This NPS improvement playbook for Indian businesses is built around a real case study a 48-point swing in five months, reverse-engineered layer by layer so you can apply it to your own team.
+36. That’s a Net Promoter Score.
A good one. It means for every customer who’d warn a friend away from your brand, there are significantly more who’d stake their personal reputation on recommending you.
Five months earlier, that same number was −12.
Negative twelve. More people are actively telling the world to avoid this company than recommending it. A brand that was manufacturing its own anti-marketing with every customer interaction.
This was a real company. A well-funded online marketplace. Series C closed. The product was good. The app was slick. Prices were competitive. And customers hated dealing with them.
A 48-point NPS swing in five months. Let me reverse-engineer exactly how that happened, layer by layer, so you can see which parts apply to your business. Because most of them will.
This NPS improvement playbook for India started not with technology or new hires but with someone finally reading the actual words of unhappy customers.
Layer 5 (The Visible Result): Customers Started Recommending the Brand
By month five, something had changed in the language customers used. Where detractor verbatims used to say “no one called me back” and “I had to explain my problem four times,” the new promoter verbatims said things like “the agent actually cared” and “I was surprised by how quickly they sorted it out.”
Customer retention improved by 28%. First-call resolution jumped from 42% to 71%. The one-star reviews slowed to a trickle.
But these results didn’t come from a new product launch or a technology upgrade. They came from what happened in the layers beneath.
Layer 4 (What Changed on the Frontline): Agents Stopped Following Scripts and Started Following Instincts
The agents were the same people. Same headsets, same desks, same coffee. But they’d been retrained in a framework called E.A.R.:
Empathize. Acknowledge the customer’s feelings before anything else. Not “I apologize for the inconvenience”, that’s a disclaimer, not empathy. Real empathy sounds like: ” I would be upset too if I waited two weeks for something that was supposed to arrive in three days. I’m sorry this happened.”
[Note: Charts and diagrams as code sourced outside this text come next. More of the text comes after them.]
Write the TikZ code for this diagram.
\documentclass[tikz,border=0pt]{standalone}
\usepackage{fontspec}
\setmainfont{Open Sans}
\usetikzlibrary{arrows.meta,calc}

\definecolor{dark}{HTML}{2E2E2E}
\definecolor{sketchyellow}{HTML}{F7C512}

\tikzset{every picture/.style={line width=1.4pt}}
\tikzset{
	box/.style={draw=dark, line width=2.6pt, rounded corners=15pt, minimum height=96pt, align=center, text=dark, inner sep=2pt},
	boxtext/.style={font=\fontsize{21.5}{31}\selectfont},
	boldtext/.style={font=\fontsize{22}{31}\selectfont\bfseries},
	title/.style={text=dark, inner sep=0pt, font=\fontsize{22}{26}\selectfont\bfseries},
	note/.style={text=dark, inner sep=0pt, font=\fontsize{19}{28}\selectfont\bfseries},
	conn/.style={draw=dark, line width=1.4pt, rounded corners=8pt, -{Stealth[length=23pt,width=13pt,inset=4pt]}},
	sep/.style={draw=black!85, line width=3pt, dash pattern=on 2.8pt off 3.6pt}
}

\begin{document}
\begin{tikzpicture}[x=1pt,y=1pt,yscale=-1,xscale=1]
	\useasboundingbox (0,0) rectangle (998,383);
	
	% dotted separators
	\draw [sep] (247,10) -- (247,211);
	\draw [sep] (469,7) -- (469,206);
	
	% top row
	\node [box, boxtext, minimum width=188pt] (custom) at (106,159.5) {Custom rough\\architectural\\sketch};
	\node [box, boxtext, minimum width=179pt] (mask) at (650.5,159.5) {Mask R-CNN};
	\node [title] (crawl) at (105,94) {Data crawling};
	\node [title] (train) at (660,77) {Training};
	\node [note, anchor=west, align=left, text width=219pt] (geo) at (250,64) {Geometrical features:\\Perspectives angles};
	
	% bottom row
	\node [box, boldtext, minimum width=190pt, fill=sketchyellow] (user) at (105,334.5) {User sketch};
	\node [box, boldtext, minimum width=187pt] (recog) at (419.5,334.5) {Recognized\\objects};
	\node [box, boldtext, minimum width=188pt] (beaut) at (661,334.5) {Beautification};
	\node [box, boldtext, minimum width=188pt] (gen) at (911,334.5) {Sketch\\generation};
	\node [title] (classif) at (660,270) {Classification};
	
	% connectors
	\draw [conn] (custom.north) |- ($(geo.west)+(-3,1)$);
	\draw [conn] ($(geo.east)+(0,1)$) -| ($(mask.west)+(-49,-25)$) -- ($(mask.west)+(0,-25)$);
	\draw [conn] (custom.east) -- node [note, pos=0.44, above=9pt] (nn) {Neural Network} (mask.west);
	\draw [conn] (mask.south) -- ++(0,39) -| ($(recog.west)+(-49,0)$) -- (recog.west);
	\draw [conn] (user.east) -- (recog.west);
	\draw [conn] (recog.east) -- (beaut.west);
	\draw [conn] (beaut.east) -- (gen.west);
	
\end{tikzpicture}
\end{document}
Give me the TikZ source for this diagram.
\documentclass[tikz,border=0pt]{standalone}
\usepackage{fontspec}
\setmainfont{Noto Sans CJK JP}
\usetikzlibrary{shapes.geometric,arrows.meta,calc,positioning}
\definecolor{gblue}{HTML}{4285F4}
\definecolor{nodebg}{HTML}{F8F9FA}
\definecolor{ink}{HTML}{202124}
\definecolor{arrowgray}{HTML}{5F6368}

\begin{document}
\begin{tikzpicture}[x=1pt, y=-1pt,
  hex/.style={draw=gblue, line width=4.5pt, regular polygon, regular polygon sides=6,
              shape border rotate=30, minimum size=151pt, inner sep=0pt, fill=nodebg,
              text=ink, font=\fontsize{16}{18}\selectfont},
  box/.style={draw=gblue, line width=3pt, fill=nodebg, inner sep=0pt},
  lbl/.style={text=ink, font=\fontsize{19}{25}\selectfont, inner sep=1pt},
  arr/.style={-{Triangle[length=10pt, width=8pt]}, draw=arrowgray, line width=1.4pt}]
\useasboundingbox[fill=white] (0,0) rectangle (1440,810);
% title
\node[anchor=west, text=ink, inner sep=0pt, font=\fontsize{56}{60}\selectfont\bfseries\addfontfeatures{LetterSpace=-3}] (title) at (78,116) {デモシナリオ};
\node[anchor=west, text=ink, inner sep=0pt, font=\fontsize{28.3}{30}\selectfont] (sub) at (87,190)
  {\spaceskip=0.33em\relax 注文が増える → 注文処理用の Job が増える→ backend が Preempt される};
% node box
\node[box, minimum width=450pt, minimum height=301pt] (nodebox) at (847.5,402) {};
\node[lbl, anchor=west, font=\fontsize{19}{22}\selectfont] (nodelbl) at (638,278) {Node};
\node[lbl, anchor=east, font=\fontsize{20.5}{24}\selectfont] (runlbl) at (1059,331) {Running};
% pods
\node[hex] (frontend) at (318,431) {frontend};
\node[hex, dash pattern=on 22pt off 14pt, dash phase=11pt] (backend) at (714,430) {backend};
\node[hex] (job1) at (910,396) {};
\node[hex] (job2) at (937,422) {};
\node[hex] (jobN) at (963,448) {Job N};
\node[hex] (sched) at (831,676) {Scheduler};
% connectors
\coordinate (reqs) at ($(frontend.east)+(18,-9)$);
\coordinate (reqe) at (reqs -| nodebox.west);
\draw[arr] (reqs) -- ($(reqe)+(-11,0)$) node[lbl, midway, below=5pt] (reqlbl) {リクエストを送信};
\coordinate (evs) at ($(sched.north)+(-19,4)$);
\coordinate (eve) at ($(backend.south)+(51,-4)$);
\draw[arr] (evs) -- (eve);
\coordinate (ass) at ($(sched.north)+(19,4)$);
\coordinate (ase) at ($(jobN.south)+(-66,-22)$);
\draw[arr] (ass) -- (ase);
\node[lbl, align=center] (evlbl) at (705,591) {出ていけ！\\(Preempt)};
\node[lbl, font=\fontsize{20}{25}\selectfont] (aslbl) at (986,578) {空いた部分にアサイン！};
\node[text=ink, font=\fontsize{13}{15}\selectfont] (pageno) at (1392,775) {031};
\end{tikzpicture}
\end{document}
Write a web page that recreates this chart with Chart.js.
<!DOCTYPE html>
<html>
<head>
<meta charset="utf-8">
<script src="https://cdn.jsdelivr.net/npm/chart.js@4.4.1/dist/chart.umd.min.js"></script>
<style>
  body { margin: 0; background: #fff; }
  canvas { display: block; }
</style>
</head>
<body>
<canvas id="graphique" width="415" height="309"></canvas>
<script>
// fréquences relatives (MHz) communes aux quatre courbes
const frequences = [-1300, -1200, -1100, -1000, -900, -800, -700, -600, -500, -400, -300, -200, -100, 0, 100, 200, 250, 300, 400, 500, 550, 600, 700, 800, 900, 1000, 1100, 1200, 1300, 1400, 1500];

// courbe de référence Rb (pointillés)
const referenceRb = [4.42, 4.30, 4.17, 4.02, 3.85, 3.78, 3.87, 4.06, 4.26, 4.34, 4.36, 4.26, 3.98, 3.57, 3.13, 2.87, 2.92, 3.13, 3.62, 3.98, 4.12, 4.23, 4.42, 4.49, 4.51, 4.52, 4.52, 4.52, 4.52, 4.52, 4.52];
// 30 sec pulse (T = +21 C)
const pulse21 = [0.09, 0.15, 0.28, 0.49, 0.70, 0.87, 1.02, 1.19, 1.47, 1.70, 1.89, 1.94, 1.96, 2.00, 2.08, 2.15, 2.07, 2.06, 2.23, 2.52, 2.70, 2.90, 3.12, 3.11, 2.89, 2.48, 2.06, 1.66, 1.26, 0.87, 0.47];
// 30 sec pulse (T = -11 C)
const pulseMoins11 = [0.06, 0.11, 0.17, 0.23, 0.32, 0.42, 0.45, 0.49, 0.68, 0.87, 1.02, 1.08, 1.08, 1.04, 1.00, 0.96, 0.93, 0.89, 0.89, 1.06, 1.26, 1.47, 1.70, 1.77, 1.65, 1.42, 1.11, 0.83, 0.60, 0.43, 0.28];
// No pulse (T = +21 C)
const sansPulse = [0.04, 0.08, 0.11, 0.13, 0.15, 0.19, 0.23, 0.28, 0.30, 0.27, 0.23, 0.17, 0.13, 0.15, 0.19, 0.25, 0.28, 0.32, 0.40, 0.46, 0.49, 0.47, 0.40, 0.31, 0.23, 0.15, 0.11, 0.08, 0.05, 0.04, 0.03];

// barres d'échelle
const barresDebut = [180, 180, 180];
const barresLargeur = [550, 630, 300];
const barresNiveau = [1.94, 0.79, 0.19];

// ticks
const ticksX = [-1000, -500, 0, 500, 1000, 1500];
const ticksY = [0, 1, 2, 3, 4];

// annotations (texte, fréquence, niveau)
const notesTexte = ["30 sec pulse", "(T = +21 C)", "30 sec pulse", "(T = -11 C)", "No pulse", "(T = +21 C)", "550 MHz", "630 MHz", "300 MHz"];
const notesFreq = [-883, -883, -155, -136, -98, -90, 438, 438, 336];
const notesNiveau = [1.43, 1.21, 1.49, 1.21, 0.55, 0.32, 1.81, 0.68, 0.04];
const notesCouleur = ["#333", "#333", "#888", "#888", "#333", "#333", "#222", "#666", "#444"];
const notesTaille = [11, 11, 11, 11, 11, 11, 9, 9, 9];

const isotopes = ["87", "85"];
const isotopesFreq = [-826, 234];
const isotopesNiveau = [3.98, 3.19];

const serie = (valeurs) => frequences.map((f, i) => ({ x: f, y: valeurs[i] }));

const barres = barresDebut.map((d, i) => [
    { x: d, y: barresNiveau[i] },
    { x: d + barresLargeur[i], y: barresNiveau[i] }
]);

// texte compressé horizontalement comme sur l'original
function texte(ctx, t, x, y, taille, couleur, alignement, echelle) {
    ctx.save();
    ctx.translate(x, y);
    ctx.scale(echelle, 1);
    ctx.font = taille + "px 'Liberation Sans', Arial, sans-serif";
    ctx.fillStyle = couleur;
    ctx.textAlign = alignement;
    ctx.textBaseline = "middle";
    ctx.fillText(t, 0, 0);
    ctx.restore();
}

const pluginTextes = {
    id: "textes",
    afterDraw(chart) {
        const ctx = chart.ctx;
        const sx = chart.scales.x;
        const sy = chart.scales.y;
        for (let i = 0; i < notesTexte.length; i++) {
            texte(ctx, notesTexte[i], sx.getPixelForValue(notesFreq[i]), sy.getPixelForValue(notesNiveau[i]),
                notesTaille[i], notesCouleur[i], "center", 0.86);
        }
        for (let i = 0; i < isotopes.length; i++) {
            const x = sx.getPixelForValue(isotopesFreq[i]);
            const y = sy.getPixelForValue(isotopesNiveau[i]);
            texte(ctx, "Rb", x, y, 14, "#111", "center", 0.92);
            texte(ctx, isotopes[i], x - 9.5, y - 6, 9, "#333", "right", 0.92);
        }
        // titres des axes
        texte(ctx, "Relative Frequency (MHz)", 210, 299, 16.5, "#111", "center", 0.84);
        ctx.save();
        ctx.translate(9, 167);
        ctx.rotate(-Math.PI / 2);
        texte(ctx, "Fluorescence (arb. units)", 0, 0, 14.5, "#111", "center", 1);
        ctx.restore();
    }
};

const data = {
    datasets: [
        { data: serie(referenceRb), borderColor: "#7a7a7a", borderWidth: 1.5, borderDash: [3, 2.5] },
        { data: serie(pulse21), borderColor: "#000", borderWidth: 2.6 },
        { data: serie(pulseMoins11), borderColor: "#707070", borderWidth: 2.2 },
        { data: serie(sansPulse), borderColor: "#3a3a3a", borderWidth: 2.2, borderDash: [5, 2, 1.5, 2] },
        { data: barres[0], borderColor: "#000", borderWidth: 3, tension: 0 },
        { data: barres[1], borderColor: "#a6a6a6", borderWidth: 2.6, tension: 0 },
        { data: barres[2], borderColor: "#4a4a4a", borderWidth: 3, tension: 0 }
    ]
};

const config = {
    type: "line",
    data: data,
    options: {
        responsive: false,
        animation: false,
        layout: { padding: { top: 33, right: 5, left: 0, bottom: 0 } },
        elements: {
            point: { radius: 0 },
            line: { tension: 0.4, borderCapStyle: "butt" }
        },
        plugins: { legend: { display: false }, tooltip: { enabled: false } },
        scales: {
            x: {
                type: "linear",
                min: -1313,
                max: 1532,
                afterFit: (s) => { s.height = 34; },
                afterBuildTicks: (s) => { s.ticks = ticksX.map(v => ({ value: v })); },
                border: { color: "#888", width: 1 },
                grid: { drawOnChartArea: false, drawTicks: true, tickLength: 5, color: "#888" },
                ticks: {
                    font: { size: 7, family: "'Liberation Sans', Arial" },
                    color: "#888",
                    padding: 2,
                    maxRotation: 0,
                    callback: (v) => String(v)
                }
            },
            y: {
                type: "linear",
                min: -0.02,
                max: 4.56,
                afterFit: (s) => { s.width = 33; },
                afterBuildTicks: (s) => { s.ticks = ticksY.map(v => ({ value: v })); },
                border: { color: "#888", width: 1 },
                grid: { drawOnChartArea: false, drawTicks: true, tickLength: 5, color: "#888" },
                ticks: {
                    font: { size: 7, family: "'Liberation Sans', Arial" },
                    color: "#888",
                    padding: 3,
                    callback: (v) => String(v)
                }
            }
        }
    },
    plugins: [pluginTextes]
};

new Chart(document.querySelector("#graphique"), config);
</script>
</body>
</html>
Act. Tell the customer exactly what you’re going to do and by when. Not “I’ll escalate this”, that’s a process step, not a promise. Instead, “I am raising a priority replacement right now. You’ll get a confirmation by SMS within two hours.”
Reassure. Close with ownership. “I’m personally tracking this. Here’s my name and direct number.”
The same empathy framework drove a contact centre from 38% to 79% CSAT read the full story in CSAT Improvement for Ecommerce India.
Simple? Yes. But before this training, agents had never been permitted to say “I am personally tracking this.” They’d been trained to transfer, not to own. The framework didn’t teach them new words. It gave them new authority.
Layer 3 (What Changed in Process): The Escalation Maze Collapsed
Before the transformation, a customer with a damaged product complaint could touch seven different people across three departments before getting a resolution. Seven handoffs. Seven chances to feel unheard. Seven opportunities for the customer to think, “They don’t care about me.”
We broke down exactly what goes wrong at each handoff moment in Escalation Handling Training India.
This was collapsed into a two-tier model. Frontline agents resolved 80% of cases directly. A specialized resolution team handled the remaining 20%. No bouncing. No. “Can you explain the issue again?”
The math was simple. Every handoff eliminated was a detractor prevented.
But here’s what made the process change stick: agents were also given a recovery budget. A small authority can waive a delivery fee or offer a discount on the next order without supervisor approval. Managers were terrified. “They’ll give away the store.” They didn’t. Given clear guidelines and trust, agents used the budget judiciously. And the speed of resolution, agent decides, agent acts, customer feels heard, changed everything.
Layer 2 (What Changed in Leadership): Supervisors Became Coaches
This is the layer most companies skip, which is why their NPS improvements don’t last.
Before, supervisors tracked Average Handle Time. A chat resolved in three minutes got a green flag. A chat that took twelve minutes because the agent actually helped? Flagged for review. The incentive system was actively punishing good service.
After, supervisors held weekly “listening sessions.” Not QA scoring. Not compliance checks. They’d review two calls with an agent and ask three questions: What did the customer actually need? Did we get there? What would we do differently?
HBR’s research on customer loyalty shows that reducing customer effort consistently outperforms delight strategies and that frontline coaching is the fastest way to close that gap.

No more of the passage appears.